In recent years, the New York subway has been in the news repeatedly. People don’t like to ride it anymore because it’s no longer safe.
In Los Angeles, the metro system doesn’t get as much attention in the news, but is apparently just as bad.
People are starting to avoid using the train system due to crime and also because it’s the site of multiple drug overdose deaths.
The LA Times reports:
L.A. riders bail on Metro trains amid ‘horror’ of deadly drug overdoses, crime
Drug use is rampant in the Metro system. Since January, 22 people have died on Metro buses and trains, mostly from suspected overdoses — more people than all of 2022. Serious crimes soared 24% last year compared with the previous.
“Horror.” That’s how one train operator recently described the scenes he sees daily. He declined to use his name because he was not authorized to talk to the media.
Earlier that day, as he drove the Red Line subway, he saw a man masturbating in his seat and several of what he calls sleepers, people who get high and nod off on the train.
“We don’t even see any businesspeople anymore.

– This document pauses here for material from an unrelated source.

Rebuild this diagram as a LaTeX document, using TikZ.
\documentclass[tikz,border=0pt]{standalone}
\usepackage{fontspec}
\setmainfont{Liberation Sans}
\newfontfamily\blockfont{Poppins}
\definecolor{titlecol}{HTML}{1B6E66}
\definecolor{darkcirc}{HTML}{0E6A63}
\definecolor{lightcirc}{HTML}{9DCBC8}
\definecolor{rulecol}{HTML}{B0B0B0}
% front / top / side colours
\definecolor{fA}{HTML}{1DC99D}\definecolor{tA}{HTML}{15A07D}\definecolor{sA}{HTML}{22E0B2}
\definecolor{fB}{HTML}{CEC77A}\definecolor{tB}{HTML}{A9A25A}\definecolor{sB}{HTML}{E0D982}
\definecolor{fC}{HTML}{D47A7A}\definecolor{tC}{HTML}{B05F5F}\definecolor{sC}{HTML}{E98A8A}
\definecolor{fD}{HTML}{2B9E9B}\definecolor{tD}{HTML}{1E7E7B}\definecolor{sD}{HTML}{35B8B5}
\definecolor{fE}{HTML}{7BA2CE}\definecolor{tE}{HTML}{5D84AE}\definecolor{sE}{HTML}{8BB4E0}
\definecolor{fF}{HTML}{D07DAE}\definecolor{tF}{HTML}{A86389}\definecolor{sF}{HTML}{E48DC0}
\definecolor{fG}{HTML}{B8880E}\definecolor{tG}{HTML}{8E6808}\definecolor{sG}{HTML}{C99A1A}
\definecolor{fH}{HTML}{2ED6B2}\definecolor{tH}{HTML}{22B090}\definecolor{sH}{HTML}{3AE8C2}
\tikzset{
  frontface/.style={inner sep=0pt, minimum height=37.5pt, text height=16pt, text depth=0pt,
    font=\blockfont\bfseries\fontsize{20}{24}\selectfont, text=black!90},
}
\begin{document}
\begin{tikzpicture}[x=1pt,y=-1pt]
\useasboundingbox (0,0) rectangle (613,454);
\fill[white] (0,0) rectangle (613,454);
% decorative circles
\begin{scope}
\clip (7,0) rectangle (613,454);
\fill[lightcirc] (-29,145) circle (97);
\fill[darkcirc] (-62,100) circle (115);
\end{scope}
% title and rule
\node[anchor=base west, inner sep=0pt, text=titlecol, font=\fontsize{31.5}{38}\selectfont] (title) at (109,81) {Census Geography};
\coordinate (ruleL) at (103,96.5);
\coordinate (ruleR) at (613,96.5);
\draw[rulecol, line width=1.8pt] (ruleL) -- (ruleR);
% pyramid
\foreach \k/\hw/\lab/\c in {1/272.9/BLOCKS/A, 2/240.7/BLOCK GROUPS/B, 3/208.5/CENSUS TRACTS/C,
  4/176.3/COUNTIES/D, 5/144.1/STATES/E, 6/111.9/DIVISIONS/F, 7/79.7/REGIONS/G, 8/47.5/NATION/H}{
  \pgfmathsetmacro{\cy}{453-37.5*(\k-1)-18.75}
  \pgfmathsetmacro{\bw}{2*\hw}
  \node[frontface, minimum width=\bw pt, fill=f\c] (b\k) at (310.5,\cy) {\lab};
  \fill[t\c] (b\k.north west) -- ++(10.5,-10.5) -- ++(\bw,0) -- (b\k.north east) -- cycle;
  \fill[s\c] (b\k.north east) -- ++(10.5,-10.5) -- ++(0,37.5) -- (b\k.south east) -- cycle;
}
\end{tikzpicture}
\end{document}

We don’t see anybody going to Universal. It’s just people who have no other choice [than] to ride the system, homeless people and drug users.”
Commuters have abandoned large swaths of the Metro train system. Even before the pandemic, ridership in the region was never as high as other big-city rail systems. For January, ridership on the Gold Line was 30% of the pre-pandemic levels, and the Red Line was 56% of them. The new $2.1-billion Crenshaw Line that officials tout as a bright spot with little crime had fewer than 2,100 average weekday boardings that month.
The Daily Caller has more on this:
The security chief for the transit agency previously said she’ll request that its board, which includes Democratic Los Angeles Mayor Karen Bass, expand the number of transit officers beyond the 200 already on the force, according to the LA Times. The board is also soon to decide on the issue of whether or not to extend their contracts with the Los Angeles Police Department, the Los Angeles County Sheriff’s Department and the Long Beach Police Department.
Some, however, are concerned by the efforts to increase policing. The transit authority allocated $122 million over the last year to add 300 unarmed “ambassadors” to help report crimes, according to the LA Times.
“What will harassment and jailing people who use drugs do to address drug use rates?” Alison Vu, a spokesperson for the ACT-LA, a social justice advocacy coalition that advocates against the agency’s contracts with law enforcement, said. “We’ve poured so much money into policing, without any measurable impact on care or safety for transit riders.”
The Metro clearly needs more policing, and naturally the left thinks this is a bad idea.
Is there any wonder why normal people are choosing to drive instead?